13 April 2009

I Passed Two Tests Today. Do I Get $4000 for That?

Today, like yesterday, was clear, breezy and cold for this time of year.

Unlike yesterday, however, today was a day of preparing for my surgery. So, I went to my doctor for an EKG and an HIV test.

My doctor insists that I, and everyone else, call him "Richie." Even if he wanted to be called Dr. Tran, he would seem no less accessible. He attended to me once before: Almost two years ago, I took a fall and Dr. Schwarz, my doctor at the time, wasn't in that day.

He's soft-spoken but not self-effacing. That's not to say that he's self-important; rather, he exudes a confidence that's completely un-selfconscious. And, people describe him as "sensitive," which is accurate. However, there's even more to him than that.

Lord Byron wrote of his cousin, Mrs. Wilmot: "She walks in beauty." (Now tell me, wouldn't you love to have someone write that about you?) Well, you can say that about Richie, but in a different way: He just has a beautiful spirit. He knows his stuff when it comes to medicine, but I get the feeling that he's channeling a kind of life energy that he walks in.

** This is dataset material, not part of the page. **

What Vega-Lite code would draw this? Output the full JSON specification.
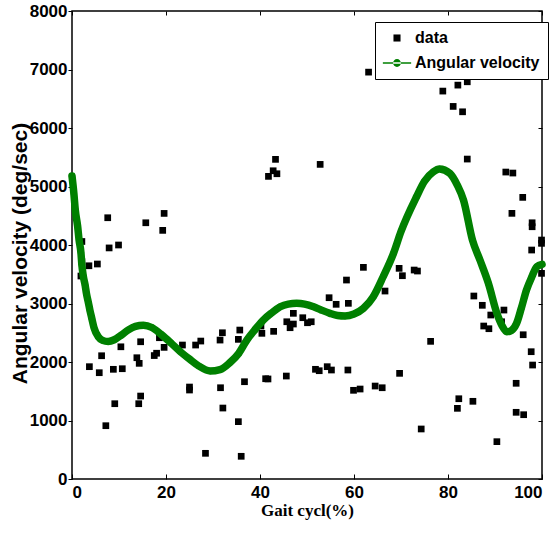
{
  "$schema": "https://vega.github.io/schema/vega-lite/v6.json",
  "width": 470,
  "height": 468,
  "autosize": "none",
  "padding": {"left": 72, "top": 11, "right": 17, "bottom": 54},
  "background": "white",
  "config": {
    "view": {"stroke": "black", "strokeWidth": 1.5},
    "font": "Liberation Sans",
    "axis": {"domainColor": "black", "tickColor": "black", "labelColor": "black", "titleColor": "black", "grid": false}
  },
  "datasets": {
    "pts": [
      {"x": 2.1, "y": 4060, "series": "data"}, {"x": 7.6, "y": 4466, "series": "data"}, {"x": 19.6, "y": 4540, "series": "data"},
      {"x": 15.7, "y": 4380, "series": "data"}, {"x": 19.3, "y": 4250, "series": "data"}, {"x": 9.9, "y": 4000, "series": "data"},
      {"x": 7.9, "y": 3950, "series": "data"}, {"x": 2.1, "y": 3715, "series": "data"}, {"x": 3.6, "y": 3645, "series": "data"},
      {"x": 5.4, "y": 3675, "series": "data"}, {"x": 1.9, "y": 3470, "series": "data"}, {"x": 6.3, "y": 2107, "series": "data"},
      {"x": 3.7, "y": 1920, "series": "data"}, {"x": 5.8, "y": 1817, "series": "data"}, {"x": 8.8, "y": 1875, "series": "data"},
      {"x": 10.7, "y": 1885, "series": "data"}, {"x": 10.4, "y": 2260, "series": "data"}, {"x": 14.6, "y": 2346, "series": "data"},
      {"x": 13.8, "y": 2073, "series": "data"}, {"x": 14.3, "y": 1977, "series": "data"}, {"x": 9.1, "y": 1287, "series": "data"},
      {"x": 14.2, "y": 1287, "series": "data"}, {"x": 14.6, "y": 1418, "series": "data"}, {"x": 7.2, "y": 911, "series": "data"},
      {"x": 17.5, "y": 2110, "series": "data"}, {"x": 18.0, "y": 2150, "series": "data"}, {"x": 18.6, "y": 2415, "series": "data"},
      {"x": 19.6, "y": 2250, "series": "data"}, {"x": 23.5, "y": 2290, "series": "data"}, {"x": 25.0, "y": 1572, "series": "data"},
      {"x": 25.0, "y": 1521, "series": "data"}, {"x": 26.3, "y": 2290, "series": "data"}, {"x": 27.4, "y": 2358, "series": "data"},
      {"x": 31.5, "y": 2375, "series": "data"}, {"x": 32.0, "y": 2500, "series": "data"}, {"x": 35.4, "y": 2387, "series": "data"},
      {"x": 35.7, "y": 2546, "series": "data"}, {"x": 31.6, "y": 1560, "series": "data"}, {"x": 32.1, "y": 1213, "series": "data"},
      {"x": 28.4, "y": 439, "series": "data"}, {"x": 35.4, "y": 980, "series": "data"}, {"x": 63.1, "y": 6955, "series": "data"},
      {"x": 43.3, "y": 5464, "series": "data"}, {"x": 52.8, "y": 5378, "series": "data"}, {"x": 41.8, "y": 5173, "series": "data"},
      {"x": 42.8, "y": 5269, "series": "data"}, {"x": 43.6, "y": 5218, "series": "data"}, {"x": 36.7, "y": 1663, "series": "data"},
      {"x": 36.0, "y": 388, "series": "data"}, {"x": 40.2, "y": 2615, "series": "data"}, {"x": 40.4, "y": 2490, "series": "data"},
      {"x": 42.9, "y": 2524, "series": "data"}, {"x": 41.2, "y": 1714, "series": "data"}, {"x": 41.7, "y": 1710, "series": "data"},
      {"x": 45.6, "y": 1760, "series": "data"}, {"x": 45.7, "y": 2688, "series": "data"}, {"x": 47.1, "y": 2832, "series": "data"},
      {"x": 46.4, "y": 2586, "series": "data"}, {"x": 47.1, "y": 2649, "series": "data"}, {"x": 49.1, "y": 2757, "series": "data"},
      {"x": 50.1, "y": 2671, "series": "data"}, {"x": 50.9, "y": 2688, "series": "data"}, {"x": 51.8, "y": 1875, "series": "data"},
      {"x": 52.6, "y": 1851, "series": "data"}, {"x": 54.3, "y": 1920, "series": "data"}, {"x": 55.2, "y": 1863, "series": "data"},
      {"x": 54.7, "y": 3099, "series": "data"}, {"x": 56.2, "y": 2986, "series": "data"}, {"x": 58.4, "y": 3401, "series": "data"},
      {"x": 58.8, "y": 3003, "series": "data"}, {"x": 58.7, "y": 1863, "series": "data"}, {"x": 59.9, "y": 1516, "series": "data"},
      {"x": 61.3, "y": 1538, "series": "data"}, {"x": 62.0, "y": 3618, "series": "data"}, {"x": 64.5, "y": 1589, "series": "data"},
      {"x": 66.0, "y": 1560, "series": "data"}, {"x": 66.6, "y": 3213, "series": "data"}, {"x": 69.6, "y": 3601, "series": "data"},
      {"x": 70.3, "y": 3475, "series": "data"}, {"x": 69.7, "y": 1806, "series": "data"}, {"x": 72.8, "y": 3572, "series": "data"},
      {"x": 73.5, "y": 3555, "series": "data"}, {"x": 74.3, "y": 855, "series": "data"}, {"x": 76.3, "y": 2353, "series": "data"},
      {"x": 85.5, "y": 3128, "series": "data"}, {"x": 87.3, "y": 2969, "series": "data"}, {"x": 89.1, "y": 2803, "series": "data"},
      {"x": 87.6, "y": 2615, "series": "data"}, {"x": 88.7, "y": 2569, "series": "data"}, {"x": 91.9, "y": 2888, "series": "data"},
      {"x": 91.4, "y": 2688, "series": "data"}, {"x": 96.0, "y": 2466, "series": "data"}, {"x": 97.7, "y": 2176, "series": "data"},
      {"x": 98.0, "y": 1948, "series": "data"}, {"x": 94.5, "y": 1636, "series": "data"}, {"x": 82.3, "y": 1372, "series": "data"},
      {"x": 82.0, "y": 1208, "series": "data"}, {"x": 85.3, "y": 1328, "series": "data"}, {"x": 94.5, "y": 1140, "series": "data"},
      {"x": 96.1, "y": 1099, "series": "data"}, {"x": 90.4, "y": 638, "series": "data"}, {"x": 97.8, "y": 3914, "series": "data"},
      {"x": 99.9, "y": 4028, "series": "data"}, {"x": 99.9, "y": 3515, "series": "data"}, {"x": 78.9, "y": 6631, "series": "data"},
      {"x": 82.1, "y": 6733, "series": "data"}, {"x": 84.1, "y": 6790, "series": "data"}, {"x": 81.1, "y": 6369, "series": "data"},
      {"x": 83.1, "y": 6277, "series": "data"}, {"x": 84.1, "y": 5469, "series": "data"}, {"x": 92.3, "y": 5247, "series": "data"},
      {"x": 93.8, "y": 5230, "series": "data"}, {"x": 95.9, "y": 4814, "series": "data"}, {"x": 93.6, "y": 4541, "series": "data"},
      {"x": 97.9, "y": 4380, "series": "data"}, {"x": 97.9, "y": 4312, "series": "data"}, {"x": 99.9, "y": 4085, "series": "data"}
    ],
    "fit": [
      {"x": 0, "y": 5180, "series": "Angular velocity"}, {"x": 0.4, "y": 4880, "series": "Angular velocity"},
      {"x": 0.7, "y": 4600, "series": "Angular velocity"}, {"x": 1.2, "y": 4320, "series": "Angular velocity"},
      {"x": 1.5, "y": 4090, "series": "Angular velocity"}, {"x": 1.9, "y": 3870, "series": "Angular velocity"},
      {"x": 2.1, "y": 3660, "series": "Angular velocity"}, {"x": 2.4, "y": 3470, "series": "Angular velocity"},
      {"x": 2.8, "y": 3310, "series": "Angular velocity"}, {"x": 3.1, "y": 3160, "series": "Angular velocity"},
      {"x": 3.5, "y": 3010, "series": "Angular velocity"}, {"x": 3.8, "y": 2890, "series": "Angular velocity"},
      {"x": 4.2, "y": 2750, "series": "Angular velocity"}, {"x": 4.7, "y": 2580, "series": "Angular velocity"},
      {"x": 5.6, "y": 2430, "series": "Angular velocity"}, {"x": 6.5, "y": 2370, "series": "Angular velocity"},
      {"x": 7.7, "y": 2350, "series": "Angular velocity"}, {"x": 9, "y": 2380, "series": "Angular velocity"},
      {"x": 10.5, "y": 2460, "series": "Angular velocity"}, {"x": 12, "y": 2550, "series": "Angular velocity"},
      {"x": 13.5, "y": 2610, "series": "Angular velocity"}, {"x": 15.2, "y": 2630, "series": "Angular velocity"},
      {"x": 17, "y": 2590, "series": "Angular velocity"}, {"x": 19, "y": 2470, "series": "Angular velocity"},
      {"x": 21, "y": 2330, "series": "Angular velocity"}, {"x": 23, "y": 2180, "series": "Angular velocity"},
      {"x": 25, "y": 2050, "series": "Angular velocity"}, {"x": 27, "y": 1930, "series": "Angular velocity"},
      {"x": 29.4, "y": 1846, "series": "Angular velocity"}, {"x": 31.5, "y": 1870, "series": "Angular velocity"},
      {"x": 33.6, "y": 1990, "series": "Angular velocity"}, {"x": 35.5, "y": 2150, "series": "Angular velocity"},
      {"x": 37.2, "y": 2375, "series": "Angular velocity"}, {"x": 39, "y": 2560, "series": "Angular velocity"},
      {"x": 40.7, "y": 2717, "series": "Angular velocity"}, {"x": 42.5, "y": 2840, "series": "Angular velocity"},
      {"x": 44.3, "y": 2945, "series": "Angular velocity"}, {"x": 46, "y": 2990, "series": "Angular velocity"},
      {"x": 47.8, "y": 3003, "series": "Angular velocity"}, {"x": 49.5, "y": 2990, "series": "Angular velocity"},
      {"x": 51.4, "y": 2945, "series": "Angular velocity"}, {"x": 53, "y": 2890, "series": "Angular velocity"},
      {"x": 54.9, "y": 2831, "series": "Angular velocity"}, {"x": 56.5, "y": 2795, "series": "Angular velocity"},
      {"x": 58.1, "y": 2786, "series": "Angular velocity"}, {"x": 60, "y": 2820, "series": "Angular velocity"},
      {"x": 62, "y": 2917, "series": "Angular velocity"}, {"x": 64.1, "y": 3116, "series": "Angular velocity"},
      {"x": 66.2, "y": 3457, "series": "Angular velocity"}, {"x": 68.4, "y": 3857, "series": "Angular velocity"},
      {"x": 70, "y": 4230, "series": "Angular velocity"}, {"x": 73.3, "y": 4825, "series": "Angular velocity"},
      {"x": 75, "y": 5090, "series": "Angular velocity"}, {"x": 76.9, "y": 5252, "series": "Angular velocity"},
      {"x": 78.2, "y": 5300, "series": "Angular velocity"}, {"x": 80.4, "y": 5224, "series": "Angular velocity"},
      {"x": 82, "y": 5020, "series": "Angular velocity"}, {"x": 83.3, "y": 4768, "series": "Angular velocity"},
      {"x": 85.2, "y": 4085, "series": "Angular velocity"}, {"x": 86.8, "y": 3743, "series": "Angular velocity"},
      {"x": 88.6, "y": 3344, "series": "Angular velocity"}, {"x": 90.4, "y": 2832, "series": "Angular velocity"},
      {"x": 91.5, "y": 2620, "series": "Angular velocity"}, {"x": 92.5, "y": 2517, "series": "Angular velocity"},
      {"x": 93.5, "y": 2540, "series": "Angular velocity"}, {"x": 94.6, "y": 2661, "series": "Angular velocity"},
      {"x": 95.6, "y": 2920, "series": "Angular velocity"}, {"x": 96.7, "y": 3230, "series": "Angular velocity"},
      {"x": 97.8, "y": 3450, "series": "Angular velocity"}, {"x": 98.9, "y": 3628, "series": "Angular velocity"},
      {"x": 100, "y": 3670, "series": "Angular velocity"}
    ]
  },
  "resolve": {"axis": {"x": "independent", "y": "independent"}},
  "layer": [
    {
      "data": {"name": "pts"},
      "mark": {"type": "point", "filled": true, "size": 45, "opacity": 1},
      "encoding": {
        "x": {"field": "x", "type": "quantitative", "scale": {"domain": [0, 100], "nice": false},
          "axis": {"orient": "bottom", "values": [0, 20, 40, 60, 80, 100], "format": "d", "tickSize": -5, "labelPadding": 10, "domain": false,
            "labelFontSize": 17, "labelFontWeight": "bold", "labelFont": "Liberation Sans",
            "title": "Gait cycl(%)", "titleFont": "Liberation Serif", "titleFontSize": 17, "titleFontWeight": "bold", "titlePadding": 2}},
        "y": {"field": "y", "type": "quantitative", "scale": {"domain": [0, 8000], "nice": false},
          "axis": {"orient": "left", "values": [0, 1000, 2000, 3000, 4000, 5000, 6000, 7000, 8000], "format": "d", "tickSize": 4, "labelPadding": 1, "domain": false,
            "labelFontSize": 17, "labelFontWeight": "bold", "labelFont": "Liberation Sans",
            "title": "Angular velocity (deg/sec)", "titleFontSize": 21, "titleFontWeight": "bold", "titleX": -42, "titleY": 242}},
        "color": {"field": "series", "type": "nominal",
          "scale": {"domain": ["data", "Angular velocity"], "range": ["black", "#008000"]},
          "legend": {"title": null, "orient": "none", "legendX": 303, "legendY": 11, "strokeColor": "black", "fillColor": "white",
            "padding": 8, "labelFontSize": 16, "labelFontWeight": "bold", "labelFont": "Liberation Sans",
            "labelLimit": 0, "rowPadding": 9, "symbolSize": 50, "symbolOffset": 6, "labelOffset": 10, "symbolStrokeWidth": 0}},
        "shape": {"field": "series", "type": "nominal",
          "scale": {"domain": ["data", "Angular velocity"], "range": ["square", "M-4,-0.2H4V0.2H-4Z M-1.1,0A1.1,1.1 0 1,0 1.1,0A1.1,1.1 0 1,0 -1.1,0Z"]}}
      }
    },
    {
      "data": {"name": "fit"},
      "mark": {"type": "line", "strokeWidth": 7.5, "interpolate": "monotone", "strokeCap": "round"},
      "encoding": {
        "x": {"field": "x", "type": "quantitative", "scale": {"domain": [0, 100], "nice": false},
          "axis": {"orient": "top", "values": [0, 20, 40, 60, 80, 100], "tickSize": -4, "labels": false, "domain": false, "title": null}},
        "y": {"field": "y", "type": "quantitative", "scale": {"domain": [0, 8000], "nice": false},
          "axis": {"orient": "right", "values": [0, 1000, 2000, 3000, 4000, 5000, 6000, 7000, 8000], "tickSize": -4, "labels": false, "domain": false, "title": null}},
        "color": {"field": "series", "type": "nominal", "scale": {"domain": ["data", "Angular velocity"], "range": ["black", "#008000"]}}
      }
    },
    {
      "data": {"name": "fit"},
      "mark": {"type": "point", "filled": true, "size": 40, "opacity": 1, "shape": "circle"},
      "encoding": {
        "x": {"field": "x", "type": "quantitative", "axis": null},
        "y": {"field": "y", "type": "quantitative", "axis": null},
        "color": {"field": "series", "type": "nominal", "scale": {"domain": ["data", "Angular velocity"], "range": ["black", "#008000"]}}
      }
    }
  ]
}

We talked a bit about ourselves. As a child, he left Vietnam with his family after the fall of Saigon. Yes, he was one of the "boat people." He and his family sailed to Malaysia before coming to the US: That was a common route for the refugees. Death was also common: "You had about a 50 percent chance of dying," he related. The boats were rickety, the seas were rough, and there were pirates, "just like Somalia" he said in a reference to the privateers who captured a ship on a relief mission to Africa.

He spoke with no self-aggrandizement or self-pity. However, I could not help to feel admiration for him, which isn't what he wanted. But he did not admonish me for it.

As warm, but more effusive, was the nurse who hooked me up for my EKG. If you ever need one, and go to the Callen-Lorde Community Health Center, you may be fortunate enough to meet Emily Phipps. I had never before had an EKG and I was afraid that the test would reveal some ailment I didn't know I had and would prevent me from having my surgery. She knew this even though she didn't know my story. She also sensed, correctly, that I have had fear of being seen without clothes.

But I felt comfortable and safe with her. At every step she explained what she was doing; in between, she talked with me in a way that didn't merely soothe me; it guided me into the calm we needed. She didn't merely tell me to be calm; she talked with me into it.

So I passed two tests and had a great experience. Then I came home to....

A call from Dr. Bowers' office. Robin, her office manager, let me know that the worst-case scenario came to pass: The surgery will indeed cost $4000 more than they originally thought. The hospital in which Dr. Bowers performs the surgeries raised its fees by that amount; she spent the past few weeks trying to negotiate it down. No luck.

Well, if I had to choose, I'd naturally rather have the price increase than to be kept from having the surgery because of medical reasons. It's easier to do something about money than your EKG reading.

Now I'm recalling kids I knew in school whose parents or other relatives gave them money or othr gifts for "good" report cards. Sometimes they'd see mine and say, "Wow, my father would give me five bucks for that." In those days, you could go to a few movies on that amount of money.

Today I passed two tests with flying colors. Do I get $4000 for that? I know that might be a bit more than the adjusted-for-inflation report card rewards. But, hey, don't I deserve it?

Hopefully, after my surgery I'll get everything I want with my looks, charm, wit and erudition. Then I want to get rich.

Right now, all I really want is to do my surgery and to be safe. At least Richie and Emily helped me toward that today.